Okay, so "wilderness journey" may be a bit melodramatic for crying out loud. It's a diet out of a book. Still, Rubin (the diet's author) would probably appreciate the reference since "wilderness" in the Judeo-Christian tradition is either literally or figuratively a place in which a great deal of spiritual work gets done. But I wasn't thinking about "spirit" last night, and "God" only came up a few times when I tossed and moaned.

Rubin warns at the outset of the diet that

When you begin phase one and avoid consuming certain foods and chemicals that you were addicted to . . . you may experience temporary withdrawal symptoms such as headache, flu-like symptoms, increased carbohydrate cravings, less energy, mood swings, or even temporary changes in bowel habits.


That's a nice way of describing what's happening to me. Have you ever heard the boiler system in an old building? *Pop, whistle, thunk, groan* Those were my inner sounds last night.

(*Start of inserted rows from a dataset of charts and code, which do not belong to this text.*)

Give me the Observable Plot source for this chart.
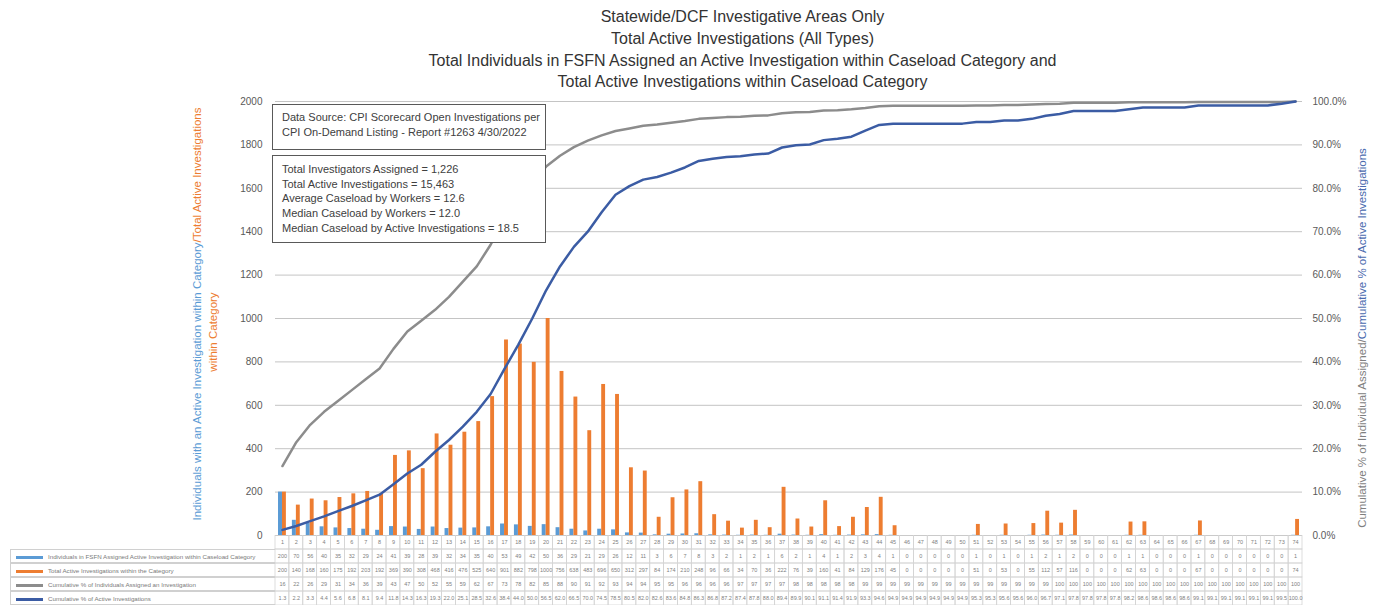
<!DOCTYPE html>
<html><head><meta charset="utf-8">
<script src="https://cdn.jsdelivr.net/npm/d3@7"></script>
<script src="https://cdn.jsdelivr.net/npm/@observablehq/plot@0.6"></script>
<style>
body{margin:0;background:#fff;font-family:"Liberation Sans",Arial,sans-serif;}
#wrap{position:relative;width:1375px;height:606px;overflow:hidden;background:#fff;}
#title{position:absolute;left:0;top:6px;width:1485px;text-align:center;font-size:16px;line-height:21.8px;color:#333;}
.box{position:absolute;background:#fff;border:1.5px solid #595959;box-sizing:border-box;font-size:11px;color:#404040;padding-left:9px;white-space:nowrap;}
.rot{position:absolute;transform:rotate(-90deg);transform-origin:center center;text-align:center;white-space:nowrap;font-size:11.5px;}
.rowlab{position:absolute;left:10px;width:265px;height:14px;box-sizing:border-box;border:1px solid #d0d0d0;border-right:none;font-size:6.2px;color:#7a7a7a;line-height:13px;white-space:nowrap;overflow:hidden;}
.key{display:inline-block;width:27px;height:3px;vertical-align:middle;margin:0 5px 0 5px;}
</style></head><body><div id="wrap"></div>
<script>
const categories = [1,2,3,4,5,6,7,8,9,10,11,12,13,14,15,16,17,18,19,20,21,22,23,24,25,26,27,28,29,30,31,32,33,34,35,36,37,38,39,40,41,42,43,44,45,46,47,48,49,50,51,52,53,54,55,56,57,58,59,60,61,62,63,64,65,66,67,68,69,70,71,72,73,74];
const individuals = [200,70,56,40,35,32,29,24,41,39,28,39,32,34,35,40,53,49,42,50,36,29,21,29,26,12,11,3,6,7,8,3,2,1,2,1,6,2,1,4,1,2,3,4,1,0,0,0,0,0,1,0,1,0,1,2,1,2,0,0,0,1,1,0,0,0,1,0,0,0,0,0,0,1];
const investigations = [200,140,168,160,175,192,203,192,369,390,308,468,416,476,525,640,901,882,798,1000,756,638,483,696,650,312,297,84,174,210,248,96,66,34,70,36,222,76,39,160,41,84,129,176,45,0,0,0,0,0,51,0,53,0,55,112,57,116,0,0,0,62,63,0,0,0,67,0,0,0,0,0,0,74];
const cumIndividualsPct = [16,21.5,25.5,28.5,31,33.5,36,38.5,43,47,49.5,52,55,58.5,62,67,73,78,81.5,85,87.5,89.5,91,92.2,93.2,93.8,94.4,94.7,95.1,95.5,96,96.2,96.4,96.5,96.7,96.8,97.3,97.5,97.6,97.9,98,98.2,98.5,98.9,99,99,99,99,99,99,99.1,99.1,99.2,99.2,99.3,99.4,99.5,99.7,99.7,99.7,99.7,99.8,99.8,99.8,99.8,99.8,99.9,99.9,99.9,99.9,99.9,99.9,99.9,100];
const cumInvestigationsPct = [1.3,2.2,3.3,4.4,5.6,6.8,8.1,9.4,11.8,14.3,16.3,19.3,22,25.1,28.5,32.6,38.4,44,50,56.5,62,66.5,70,74.5,78.5,80.5,82,82.6,83.6,84.8,86.3,86.8,87.2,87.4,87.8,88,89.4,89.9,90.1,91.1,91.4,91.9,93.3,94.6,94.9,94.9,94.9,94.9,94.9,94.9,95.3,95.3,95.6,95.6,96,96.7,97.1,97.8,97.8,97.8,97.8,98.2,98.6,98.6,98.6,98.6,99.1,99.1,99.1,99.1,99.1,99.1,99.5,100];
const leftTicks = [0,200,400,600,800,1000,1200,1400,1600,1800,2000];
const titleLines = ["Statewide/DCF Investigative Areas Only","Total Active Investigations (All Types)","Total Individuals in FSFN Assigned an Active Investigation within Caseload Category and","Total Active Investigations within Caseload Category"];
const sourceLines = ["Data Source: CPI Scorecard Open Investigations per","CPI On-Demand Listing - Report #1263 4/30/2022"];
const statLines = ["Total Investigators Assigned = 1,226","Total Active Investigations = 15,463","Average Caseload by Workers = 12.6","Median Caseload by Workers = 12.0","Median Caseload by Active Investigations = 18.5"];
const seriesNames = ["Individuals in FSFN Assigned Active Investigation within Caseload Category","Total Active Investigations within the Category","Cumulative % of Individuals Assigned an Investigation","Cumulative % of Active Investigations"];
const colors = {ind:"#5B9BD5", inv:"#ED7D31", cumInd:"#8C8C8C", cumInv:"#3B5CA4"};

const data = categories.map((c,i)=>({cat:c, ind:individuals[i], inv:investigations[i], cumInd:cumIndividualsPct[i], cumInv:cumInvestigationsPct[i]}));
const wrap = document.getElementById("wrap");

const ML = 275, MR = 73;
const main = Plot.plot({
  width:1375, height:455,
  marginLeft:ML, marginRight:MR, marginTop:11, marginBottom:10,
  style:{fontFamily:"Liberation Sans, Arial, sans-serif", fontSize:"10px", color:"#595959", background:"transparent", overflow:"visible"},
  x:{type:"band", domain:categories, padding:0, axis:null},
  y:{domain:[0,2000], axis:null},
  marks:[
    Plot.ruleY(leftTicks, {stroke:"#c4c4c4", strokeWidth:1}),
    Plot.axisY(leftTicks, {anchor:"left", tickSize:0, tickPadding:13, tickFormat:d=>String(d), label:null}),
    Plot.axisY(leftTicks, {anchor:"right", tickSize:0, tickPadding:10, tickFormat:d=>(d/20).toFixed(1)+"%", label:null}),
    Plot.barY(data, {x:"cat", y:"ind", fill:colors.ind, insetLeft:3, insetRight:6.9}),
    Plot.barY(data, {x:"cat", y:"inv", fill:colors.inv, insetLeft:7, insetRight:3}),
    Plot.line(data, {x:"cat", y:d=>d.cumInd*20, stroke:colors.cumInd, strokeWidth:2.5}),
    Plot.line(data, {x:"cat", y:d=>d.cumInv*20, stroke:colors.cumInv, strokeWidth:2.5})
  ]
});
main.style.position="absolute"; main.style.left="0px"; main.style.top="90px";
wrap.appendChild(main);

// data table
const rows = ["hdr","ind","inv","cumInd","cumInv"];
const tableData = [];
data.forEach(d=>{
  tableData.push({cat:d.cat,row:"hdr",t:String(d.cat)});
  tableData.push({cat:d.cat,row:"ind",t:String(d.ind)});
  tableData.push({cat:d.cat,row:"inv",t:String(d.inv)});
  tableData.push({cat:d.cat,row:"cumInd",t:String(Math.round(d.cumInd))});
  tableData.push({cat:d.cat,row:"cumInv",t:d.cumInv.toFixed(1)});
});
const table = Plot.plot({
  width:1375, height:70,
  marginLeft:ML, marginRight:MR, marginTop:0, marginBottom:0,
  style:{fontFamily:"Liberation Sans, Arial, sans-serif", background:"transparent"},
  x:{type:"band", domain:categories, padding:0, axis:null},
  y:{type:"band", domain:rows, padding:0, axis:null},
  marks:[
    Plot.cell(tableData, {x:"cat", y:"row", fill:"none", stroke:"#d4d4d4", strokeWidth:0.8}),
    Plot.text(tableData, {x:"cat", y:"row", text:"t", fontSize:5.5, fill:"#808080"})
  ]
});
table.style.position="absolute"; table.style.left="0px"; table.style.top="535px";
wrap.appendChild(table);

// row labels
const keyColors=[colors.ind,colors.inv,colors.cumInd,colors.cumInv];
seriesNames.forEach((s,i)=>{
  const d=document.createElement("div"); d.className="rowlab";
  d.style.top=(535+14*(i+1))+"px";
  d.innerHTML=`<span class="key" style="background:${keyColors[i]}"></span>${s}`;
  wrap.appendChild(d);
});

// title (centered at x ~742)
const t=document.createElement("div"); t.id="title";
t.innerHTML=titleLines.join("<br>"); wrap.appendChild(t);

// annotation boxes
const b1=document.createElement("div"); b1.className="box";
Object.assign(b1.style,{left:"272px",top:"104px",width:"274px",height:"46px",paddingTop:"5px",lineHeight:"15px"});
b1.innerHTML=sourceLines.join("<br>"); wrap.appendChild(b1);
const b2=document.createElement("div"); b2.className="box";
Object.assign(b2.style,{left:"272px",top:"155px",width:"274px",height:"88px",paddingTop:"6px",lineHeight:"14.7px"});
b2.innerHTML=statLines.join("<br>"); wrap.appendChild(b2);

// rotated axis titles
function rotLabel(cx, cy, w, html){
  const d=document.createElement("div"); d.className="rot";
  Object.assign(d.style,{left:(cx-w/2)+"px", top:(cy-7)+"px", width:w+"px", height:"14px", lineHeight:"14px"});
  d.innerHTML=html; wrap.appendChild(d);
}
rotLabel(197, 314, 480, `<span style="color:${colors.ind}">Individuals with an Active Investigation within Category</span><span style="color:${colors.inv}">/Total Active Investigations</span>`);
rotLabel(213, 332, 200, `<span style="color:${colors.inv}">within Category</span>`);
rotLabel(1362, 338, 440, `<span style="color:#7f7f7f">Cumulative % of Individual Assigned/</span><span style="color:#4a6aae">Cumulative % of Active Investigations</span>`);
</script>
</body></html>
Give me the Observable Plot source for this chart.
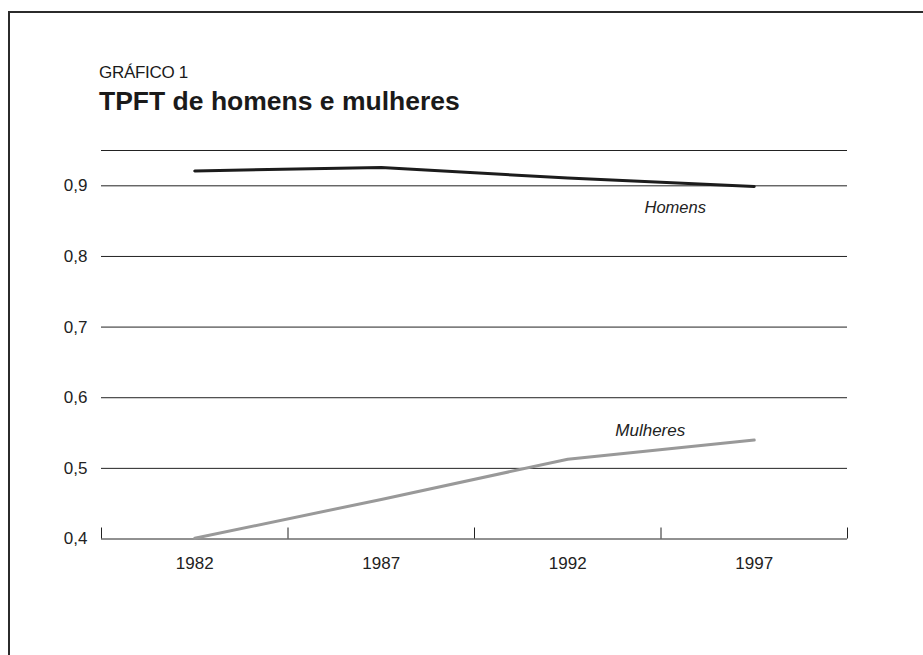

Happily, he goes on to say that this "detox reaction" is short-lived and can be ameliorated with increased hydration and a bit of rest.

The first phase of the diet emphasises greens, good proteins, and healthy oils. No-nos include bread and pasta. When I first gleefully observed to Stephanie that I'd be able to eat butter in phase one, she - with equal glee - immediately fired back, "what are you going to put it on, your hand?"

I blinked.

Shot down. She was so right. For a guy used to a bagel or toast every morning with my coffee, this was bad news. Oh well. No use crying over spilled carbohydrates.

After all kids, it's a wilderness experience.

25 June 2008

Forty Days

A couple of weeks ago, Stephanie bought me a book to encourage me as I struggle to give up my fried-in-fat ways. The book, The Maker's Diet, is another publication in a series in which Jordan Rubin is trying to get people to go back to basics. Without getting caught up in criticisms about the expense of his supplements, his main thesis - that our bodies are made for traditional consumption of unprocessed foods - seems to be common sense. The plan I'm following lasts forty days and is designed to leave the adherent with a livable lifestyle.

And so I'm giving it a try.

Steph leads by example and she prepared our first meal together as she embarks on a similar dietary path.



I'll screw it up if I try to describe all of the good things she put into this attractive and tasty plate, but it filled and nourished us. In adddition to the dark greens and succulent tomatoes, Steph added some protein-rich sardines on the side (packed in water) and some slices of a very tasty sunchoke (also known as the Jerusalem artichoke, an exciting and versatile tuber). Some of the herbal components for this meal came from Steph's garden about which she'll write in the future.



I find it a little strange that many of us who live in the country buy everything we eat in the stores while this city girl tenderly cares for her herb garden and tomato plant outside her window. Each new sprig, bloom, and green fruit is welcomed by her with a great deal of enthusiasm.

And each is destined for a happy plate not too far away.